WHAT IS EXPECTED: Reproduce the listing below character for character; drop every image.
** BEGIN **
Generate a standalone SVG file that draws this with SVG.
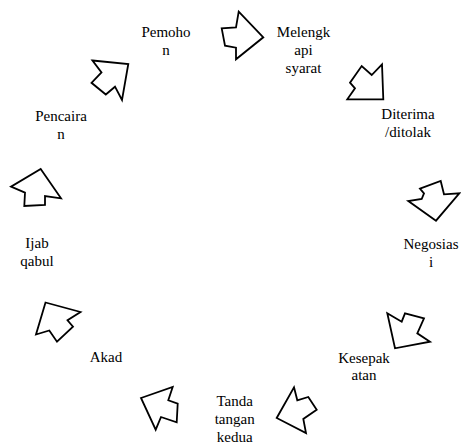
<svg xmlns="http://www.w3.org/2000/svg" width="461" height="443" viewBox="0 0 461 443">
<style>
.arr{fill:#fff;stroke:#000;stroke-width:1.8;stroke-linejoin:miter}
.lbl{font-family:"Liberation Serif","Times New Roman",serif;font-size:15px;fill:#000;text-anchor:middle}
</style>
<rect width="461" height="443" fill="#fff"/>
<g id="connectors">
<polygon class="arr" points="238.7,11.7 263.3,37.3 236,59.3 236,47.7 225,45.7 221.7,28.3 236,27.3"/>
<polygon class="arr" points="382,64.3 383.3,99.3 347.3,99.3 355,88.3 350,82.7 361.7,66 371.7,75"/>
<polygon class="arr" points="420,188.7 440.7,181 444,194.3 459.3,193.3 436,220.7 408.3,201 421.7,199 424,193.3"/>
<polygon class="arr" points="387.3,313.3 401.7,321.7 405,313.3 424,318.3 417.3,333.3 430,341.7 395,348.3"/>
<polygon class="arr" points="294,387.3 297.3,400.3 308.3,397 316.7,409.7 303.3,419 306,433 276.7,418"/>
<polygon class="arr" points="141,398 172.7,387 168.3,400.3 177.7,403.7 176.7,422.3 161,417 155.7,429.7"/>
<polygon class="arr" points="45.5,302.5 80.5,312 67.5,320.3 73,326.7 57,341.7 49.3,330.5 36,334.5"/>
<polygon class="arr" points="40.7,169 61,198.3 45,196 45,205 24.3,206 25,192.7 11,186.7"/>
<polygon class="arr" points="92.5,60.5 128.3,64 122,100 115,86.7 105.8,94.5 91.5,82.8 101.5,72.5"/>
</g>
<g id="n1"><text class="lbl" x="166" y="37">Pemoho</text><text class="lbl" x="166" y="55">n</text></g>
<g id="n2"><text class="lbl" x="303.5" y="37">Melengk</text><text class="lbl" x="303.5" y="55">api</text><text class="lbl" x="303.5" y="73">syarat</text></g>
<g id="n3"><text class="lbl" x="408" y="119">Diterima</text><text class="lbl" x="408" y="137">/ditolak</text></g>
<g id="n4"><text class="lbl" x="431" y="249">Negosias</text><text class="lbl" x="431" y="267">i</text></g>
<g id="n5"><text class="lbl" x="364" y="362.5">Kesepak</text><text class="lbl" x="364" y="380">atan</text></g>
<g id="n6"><text class="lbl" x="234.7" y="406">Tanda</text><text class="lbl" x="234.7" y="424">tangan</text><text class="lbl" x="234.7" y="441.5">kedua</text></g>
<g id="n7"><text class="lbl" x="106" y="361.5">Akad</text></g>
<g id="n8"><text class="lbl" x="37" y="247.5">Ijab</text><text class="lbl" x="37" y="265.5">qabul</text></g>
<g id="n9"><text class="lbl" x="61" y="121">Pencaira</text><text class="lbl" x="61" y="139">n</text></g>
</svg>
** END **
TASK OUTPUT:
Generate a standalone SVG file that draws this with SVG.
<svg xmlns="http://www.w3.org/2000/svg" width="461" height="443" viewBox="0 0 461 443">
<style>
.arr{fill:#fff;stroke:#000;stroke-width:1.8;stroke-linejoin:miter}
.lbl{font-family:"Liberation Serif","Times New Roman",serif;font-size:15px;fill:#000;text-anchor:middle}
</style>
<rect width="461" height="443" fill="#fff"/>
<g id="connectors">
<polygon class="arr" points="238.7,11.7 263.3,37.3 236,59.3 236,47.7 225,45.7 221.7,28.3 236,27.3"/>
<polygon class="arr" points="382,64.3 383.3,99.3 347.3,99.3 355,88.3 350,82.7 361.7,66 371.7,75"/>
<polygon class="arr" points="420,188.7 440.7,181 444,194.3 459.3,193.3 436,220.7 408.3,201 421.7,199 424,193.3"/>
<polygon class="arr" points="387.3,313.3 401.7,321.7 405,313.3 424,318.3 417.3,333.3 430,341.7 395,348.3"/>
<polygon class="arr" points="294,387.3 297.3,400.3 308.3,397 316.7,409.7 303.3,419 306,433 276.7,418"/>
<polygon class="arr" points="141,398 172.7,387 168.3,400.3 177.7,403.7 176.7,422.3 161,417 155.7,429.7"/>
<polygon class="arr" points="45.5,302.5 80.5,312 67.5,320.3 73,326.7 57,341.7 49.3,330.5 36,334.5"/>
<polygon class="arr" points="40.7,169 61,198.3 45,196 45,205 24.3,206 25,192.7 11,186.7"/>
<polygon class="arr" points="92.5,60.5 128.3,64 122,100 115,86.7 105.8,94.5 91.5,82.8 101.5,72.5"/>
</g>
<g id="n1"><text class="lbl" x="166" y="37">Pemoho</text><text class="lbl" x="166" y="55">n</text></g>
<g id="n2"><text class="lbl" x="303.5" y="37">Melengk</text><text class="lbl" x="303.5" y="55">api</text><text class="lbl" x="303.5" y="73">syarat</text></g>
<g id="n3"><text class="lbl" x="408" y="119">Diterima</text><text class="lbl" x="408" y="137">/ditolak</text></g>
<g id="n4"><text class="lbl" x="431" y="249">Negosias</text><text class="lbl" x="431" y="267">i</text></g>
<g id="n5"><text class="lbl" x="364" y="362.5">Kesepak</text><text class="lbl" x="364" y="380">atan</text></g>
<g id="n6"><text class="lbl" x="234.7" y="406">Tanda</text><text class="lbl" x="234.7" y="424">tangan</text><text class="lbl" x="234.7" y="441.5">kedua</text></g>
<g id="n7"><text class="lbl" x="106" y="361.5">Akad</text></g>
<g id="n8"><text class="lbl" x="37" y="247.5">Ijab</text><text class="lbl" x="37" y="265.5">qabul</text></g>
<g id="n9"><text class="lbl" x="61" y="121">Pencaira</text><text class="lbl" x="61" y="139">n</text></g>
</svg>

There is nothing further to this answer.